-- START SUPPLIED MATERIAL --

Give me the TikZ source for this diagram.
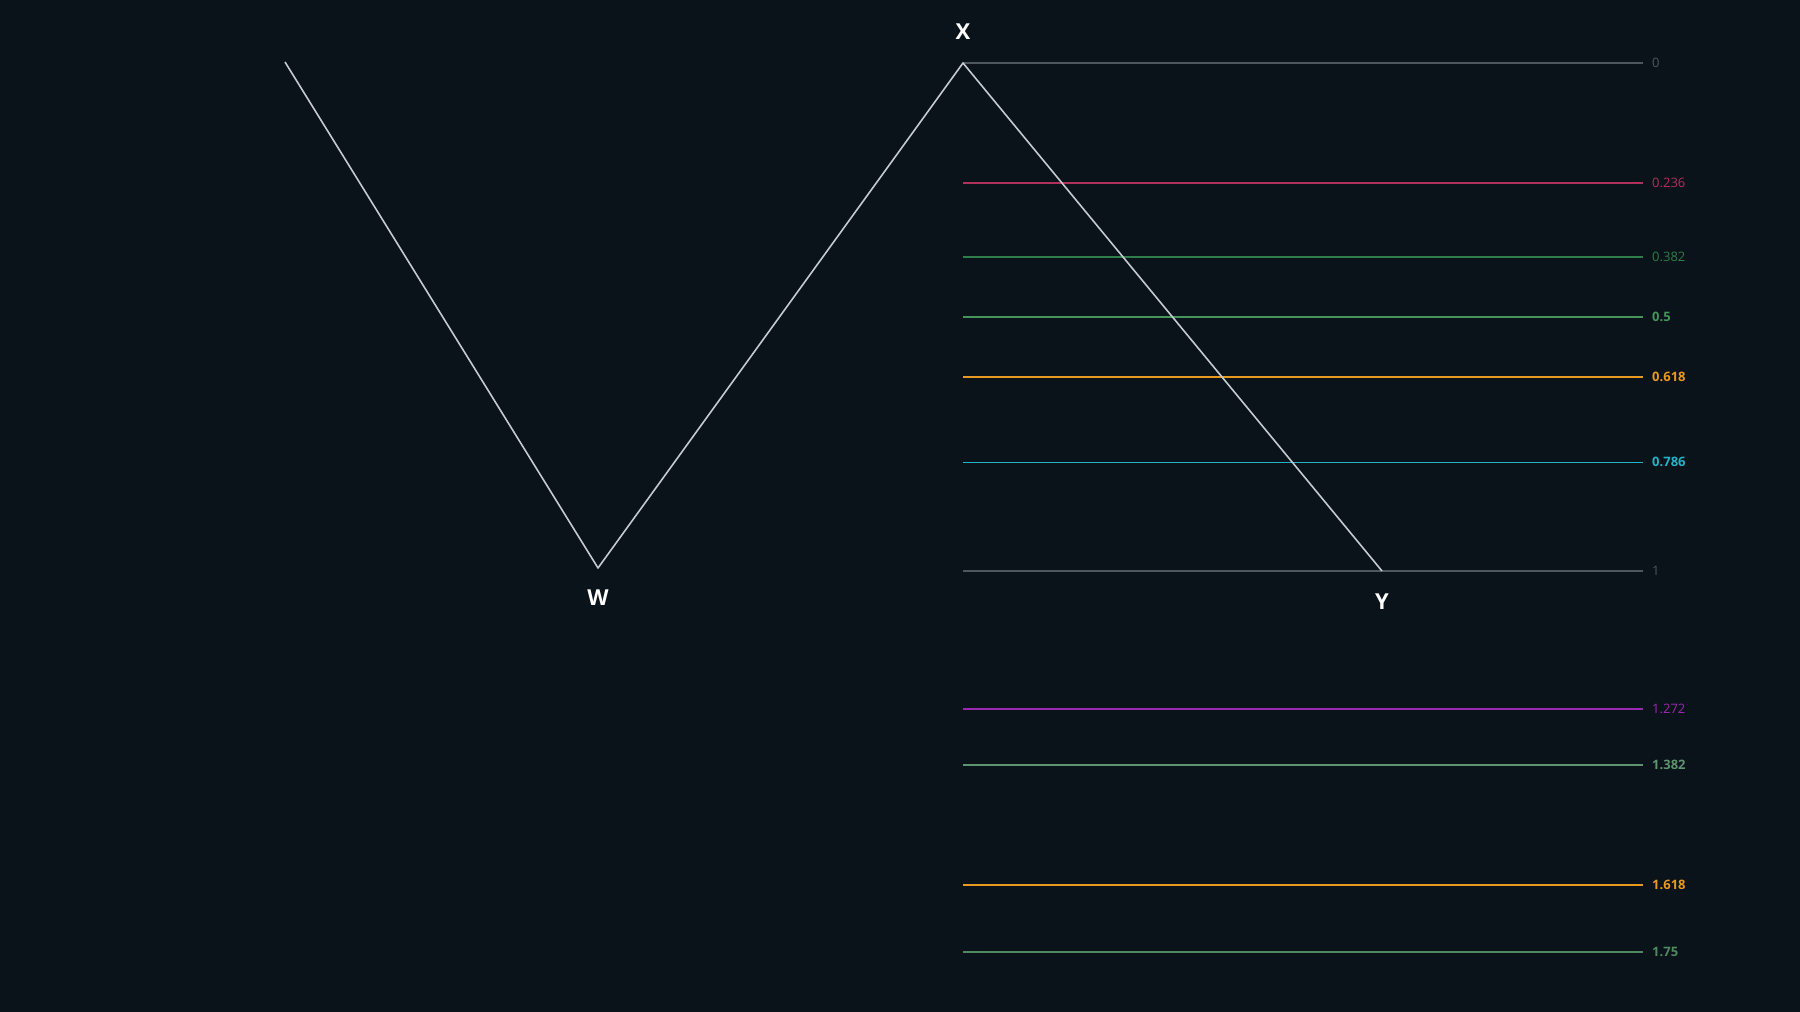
\documentclass[tikz,border=0pt]{standalone}
\usepackage{fontspec}
\setmainfont{Open Sans}
\definecolor{bg}{HTML}{0A121A}
\definecolor{zig}{HTML}{C5CAD0}
\definecolor{lgrey}{HTML}{4E5760}
\definecolor{lpink}{HTML}{B0305E}
\definecolor{lgreenA}{HTML}{2F7D48}
\definecolor{lgreenB}{HTML}{45945A}
\definecolor{lorange}{HTML}{E89A1E}
\definecolor{lcyan}{HTML}{25B3C6}
\definecolor{lpurple}{HTML}{9A2BB0}
\definecolor{lgreenC}{HTML}{5E9470}
\definecolor{lgreenD}{HTML}{4F8A60}
\begin{document}
\begin{tikzpicture}[x=1pt,y=-1pt,
  zigline/.style={draw=zig,line width=1.6pt},
  lvl/.style={line width=1.5pt},
  lvllab/.style={anchor=west,inner sep=0pt,font=\fontsize{13}{13}\selectfont},
  ptlab/.style={text=white,font=\fontsize{22}{22}\selectfont\bfseries,inner sep=0pt}]
\fill[bg] (0,0) rectangle (1800,1012);
\useasboundingbox (0,0) rectangle (1800,1012);
% points
\coordinate (S) at (285,62);
\coordinate (W) at (598,568);
\coordinate (X) at (963,63);
\coordinate (Y) at (1382,571);
% levels
\foreach \v/\c/\t/\w [count=\i] in {0/lgrey/0/\mdseries, 0.236/lpink/0.236/\mdseries, 0.382/lgreenA/0.382/\mdseries, 0.5/lgreenB/0.5/\bfseries, 0.618/lorange/0.618/\bfseries, 0.786/lcyan/0.786/\bfseries, 1/lgrey/1/\mdseries, 1.272/lpurple/1.272/\mdseries, 1.382/lgreenC/1.382/\bfseries, 1.618/lorange/1.618/\bfseries, 1.75/lgreenD/1.75/\bfseries}{
  \coordinate (La\i) at (963,{63+508*\v});
  \coordinate (Lb\i) at (1643,{63+508*\v});
  \draw[lvl,draw=\c] (La\i) -- (Lb\i);
  \node[lvllab,text=\c] (T\i) at ([xshift=9pt]Lb\i) {\w\t};
}
\draw[zigline,line join=round] (S) -- (W) -- (X) -- (Y);
\node[ptlab] (XL) at (963,32) {X};
\node[ptlab] (WL) at (598,598) {W};
\node[ptlab] (YL) at (1382,602) {Y};
\end{tikzpicture}
\end{document}
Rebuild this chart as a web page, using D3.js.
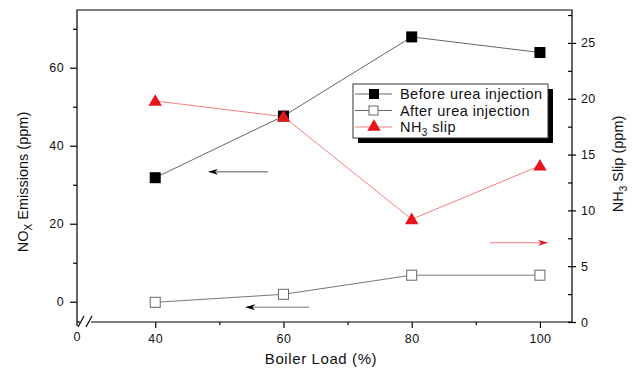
<!DOCTYPE html>
<html>
<head>
<meta charset="utf-8">
<script src="https://cdn.jsdelivr.net/npm/d3@7"></script>
<style>
  body { margin: 0; background: #fff; }
  text { font-family: "Liberation Sans", Arial, sans-serif; fill: #111; }
</style>
</head>
<body>
<div class="chart"></div>
<script>
// boiler load (%)
const loads = [40, 60, 80, 100];
// NOx emissions (ppm), left axis
const beforeUrea = [31.8, 47.6, 67.9, 63.9];
const afterUrea = [-0.15, 1.9, 6.8, 6.8];
// NH3 slip (ppm), right axis
const nh3Slip = [19.8, 18.4, 9.2, 14.0];

const xTicks = [40, 60, 80, 100];
const xMinor = [50, 70, 90];
const leftTicks = [0, 20, 40, 60];
const leftMinor = [10, 30, 50, 70];
const rightTicks = [0, 5, 10, 15, 20, 25];
const rightMinor = [2.5, 7.5, 12.5, 17.5, 22.5, 27.5];

// arrows: [x1, y1, x2, y2] in data units
const arrowBefore = [57.6, 33.3, 48.4, 33.3];
const arrowAfter = [64.0, -1.4, 54.2, -1.4];
const arrowSlip = [92.2, 7.1, 101.1, 7.1];

let width = 635, height = 369;
let plot = { left: 77, right: 572, top: 10, bottom: 322 };

let svg = d3.select(".chart").append("svg")
  .attr("width", width)
  .attr("height", height);

let x = d3.scaleLinear().domain([27.8, 105]).range([plot.left, plot.right]);
let yL = d3.scaleLinear().domain([-5.2, 74.8]).range([plot.bottom, plot.top]);
let yR = d3.scaleLinear().domain([0, 27.95]).range([plot.bottom, plot.top]);

let defs = svg.append("defs");
[["headBlack", "#000"], ["headRed", "#e8141c"]].forEach(m => {
  defs.append("marker")
    .attr("id", m[0])
    .attr("viewBox", "0 0 10 6")
    .attr("refX", 9).attr("refY", 3)
    .attr("markerWidth", 10).attr("markerHeight", 6)
    .attr("markerUnits", "userSpaceOnUse")
    .attr("orient", "auto")
    .append("path")
    .attr("d", "M0,0L10,3L0,6L3,3Z")
    .attr("fill", m[1]);
});

// frame (bottom handled separately for the break)
svg.append("path")
  .attr("d", `M${plot.left},${plot.bottom + 4}V${plot.top}H${plot.right}V${plot.bottom}`)
  .attr("fill", "none").attr("stroke", "#000").attr("stroke-width", 1.2);
svg.append("line")
  .attr("x1", plot.left).attr("x2", 80).attr("y1", plot.bottom).attr("y2", plot.bottom)
  .attr("stroke", "#000").attr("stroke-width", 1.2);
svg.append("line")
  .attr("x1", 91).attr("x2", plot.right).attr("y1", plot.bottom).attr("y2", plot.bottom)
  .attr("stroke", "#000").attr("stroke-width", 1.2);
[[78, 327, 84, 316], [86, 327, 92, 316]].forEach(s => {
  svg.append("line")
    .attr("x1", s[0]).attr("y1", s[1]).attr("x2", s[2]).attr("y2", s[3])
    .attr("stroke", "#000").attr("stroke-width", 1.2);
});

// axes
function styleAxis(g) {
  g.select(".domain").remove();
  g.selectAll("line").attr("stroke", "#000").attr("stroke-width", 1.2);
  g.selectAll("text").style("font-size", "12.5px").style("letter-spacing", "0.4px").attr("fill", "#111");
}

svg.append("g")
  .attr("transform", `translate(0,${plot.bottom})`)
  .call(d3.axisBottom(x).tickValues(xTicks).tickSize(6).tickPadding(6))
  .call(styleAxis);
svg.append("g")
  .attr("transform", `translate(0,${plot.bottom})`)
  .call(d3.axisBottom(x).tickValues(xMinor).tickSize(3).tickFormat(""))
  .call(styleAxis);
svg.append("text")
  .attr("x", plot.left).attr("y", 341)
  .attr("text-anchor", "middle")
  .style("font-size", "12.5px")
  .text("0");

svg.append("g")
  .attr("transform", `translate(${plot.left},0)`)
  .call(d3.axisLeft(yL).tickValues(leftTicks).tickSize(7).tickPadding(6))
  .call(styleAxis);
svg.append("g")
  .attr("transform", `translate(${plot.left},0)`)
  .call(d3.axisLeft(yL).tickValues(leftMinor).tickSize(4).tickFormat(""))
  .call(styleAxis);

// right axis: major ticks cross the line, minor ones point in
svg.append("g")
  .attr("transform", `translate(${plot.right},0)`)
  .call(d3.axisRight(yR).tickValues(rightTicks).tickSize(4).tickPadding(5))
  .call(styleAxis)
  .selectAll("line").attr("x1", -4);
svg.append("g")
  .attr("transform", `translate(${plot.right},0)`)
  .call(d3.axisRight(yR).tickValues(rightMinor).tickSize(-4).tickFormat(""))
  .call(styleAxis);

// axis titles
svg.append("text")
  .attr("x", 321).attr("y", 364)
  .attr("text-anchor", "middle")
  .style("font-size", "15px")
  .style("letter-spacing", "0.6px")
  .text("Boiler Load (%)");

let tl = svg.append("text")
  .attr("transform", "translate(28,182) rotate(-90)")
  .attr("text-anchor", "middle")
  .style("font-size", "14.5px");
tl.append("tspan").text("NO");
tl.append("tspan").attr("dy", 4).style("font-size", "10px").text("X");
tl.append("tspan").attr("dy", -4).text(" Emissions (ppm)");

let tr = svg.append("text")
  .attr("transform", "translate(623,164) rotate(-90)")
  .attr("text-anchor", "middle")
  .style("font-size", "14.5px");
tr.append("tspan").text("NH");
tr.append("tspan").attr("dy", 4).style("font-size", "10px").text("3");
tr.append("tspan").attr("dy", -4).text(" Slip (ppm)");

// series
let lineL = d3.line().x((d, i) => x(loads[i])).y(d => yL(d));
let lineR = d3.line().x((d, i) => x(loads[i])).y(d => yR(d));
let tri = d3.symbol().type(d3.symbolTriangle).size(78);

svg.append("path").attr("d", lineL(beforeUrea))
  .attr("fill", "none").attr("stroke", "#666").attr("stroke-width", 1);
svg.append("path").attr("d", lineL(afterUrea))
  .attr("fill", "none").attr("stroke", "#777").attr("stroke-width", 1);
svg.append("path").attr("d", lineR(nh3Slip))
  .attr("fill", "none").attr("stroke", "#f27f7f").attr("stroke-width", 1);

svg.selectAll(".before")
  .data(beforeUrea).join("rect")
  .attr("x", (d, i) => x(loads[i]) - 5.5)
  .attr("y", d => yL(d) - 5.5)
  .attr("width", 11).attr("height", 11)
  .attr("fill", "#000");

svg.selectAll(".after")
  .data(afterUrea).join("rect")
  .attr("x", (d, i) => x(loads[i]) - 5)
  .attr("y", d => yL(d) - 5)
  .attr("width", 10).attr("height", 10)
  .attr("fill", "#fff").attr("stroke", "#666").attr("stroke-width", 1);

svg.selectAll(".slip")
  .data(nh3Slip).join("path")
  .attr("d", tri)
  .attr("transform", (d, i) => `translate(${x(loads[i])},${yR(d) + 1})`)
  .attr("fill", "#e8141c");

// arrows
function arrow(a, yScale, color, head) {
  svg.append("line")
    .attr("x1", x(a[0])).attr("y1", yScale(a[1]))
    .attr("x2", x(a[2])).attr("y2", yScale(a[3]))
    .attr("stroke", color).attr("stroke-width", 1)
    .attr("marker-end", `url(#${head})`);
}
arrow(arrowBefore, yL, "#555", "headBlack");
arrow(arrowAfter, yL, "#777", "headBlack");
arrow(arrowSlip, yR, "#f27f7f", "headRed");

// legend
let lg = svg.append("g").attr("transform", "translate(353,84)");
lg.append("rect").attr("x", 5).attr("y", 5).attr("width", 195).attr("height", 54).attr("fill", "#000");
lg.append("rect").attr("x", 0).attr("y", 0).attr("width", 195).attr("height", 54)
  .attr("fill", "#fff").attr("stroke", "#333").attr("stroke-width", 1);

let items = ["Before urea injection", "After urea injection", "NH3 slip"];
items.forEach((name, i) => {
  let yy = 10 + i * 16.5;
  lg.append("line").attr("x1", 2).attr("x2", 39).attr("y1", yy).attr("y2", yy)
    .attr("stroke", i === 2 ? "#f27f7f" : "#666").attr("stroke-width", 1);
  if (i === 0) {
    lg.append("rect").attr("x", 16).attr("y", yy - 5).attr("width", 10).attr("height", 10).attr("fill", "#000");
  } else if (i === 1) {
    lg.append("rect").attr("x", 16).attr("y", yy - 4.5).attr("width", 9).attr("height", 9)
      .attr("fill", "#fff").attr("stroke", "#666");
  } else {
    lg.append("path").attr("d", tri).attr("transform", `translate(21,${yy})`).attr("fill", "#e8141c");
  }
  let t = lg.append("text").attr("x", 47).attr("y", yy + 5)
    .style("font-size", "14.5px").style("letter-spacing", "0.45px");
  if (i === 2) {
    t.append("tspan").text("NH");
    t.append("tspan").attr("dy", 4).style("font-size", "10px").text("3");
    t.append("tspan").attr("dy", -4).text(" slip");
  } else {
    t.text(name);
  }
});
</script>
</body>
</html>
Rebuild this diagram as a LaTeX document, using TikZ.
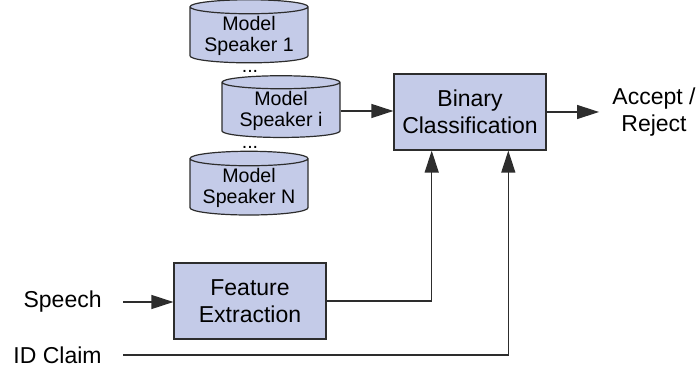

-- END SUPPLIED MATERIAL --

■ GIVEN TASK
Repeat, with no pictures, exactly the lines from the one containing "Rebuild this chart" through the one containing "const nh3Slip = [19.8, 18.4, 9.2, 14.0];", the first and last included.

■ FULL OUTPUT
Rebuild this chart as a web page, using D3.js.
<!DOCTYPE html>
<html>
<head>
<meta charset="utf-8">
<script src="https://cdn.jsdelivr.net/npm/d3@7"></script>
<style>
  body { margin: 0; background: #fff; }
  text { font-family: "Liberation Sans", Arial, sans-serif; fill: #111; }
</style>
</head>
<body>
<div class="chart"></div>
<script>
// boiler load (%)
const loads = [40, 60, 80, 100];
// NOx emissions (ppm), left axis
const beforeUrea = [31.8, 47.6, 67.9, 63.9];
const afterUrea = [-0.15, 1.9, 6.8, 6.8];
// NH3 slip (ppm), right axis
const nh3Slip = [19.8, 18.4, 9.2, 14.0];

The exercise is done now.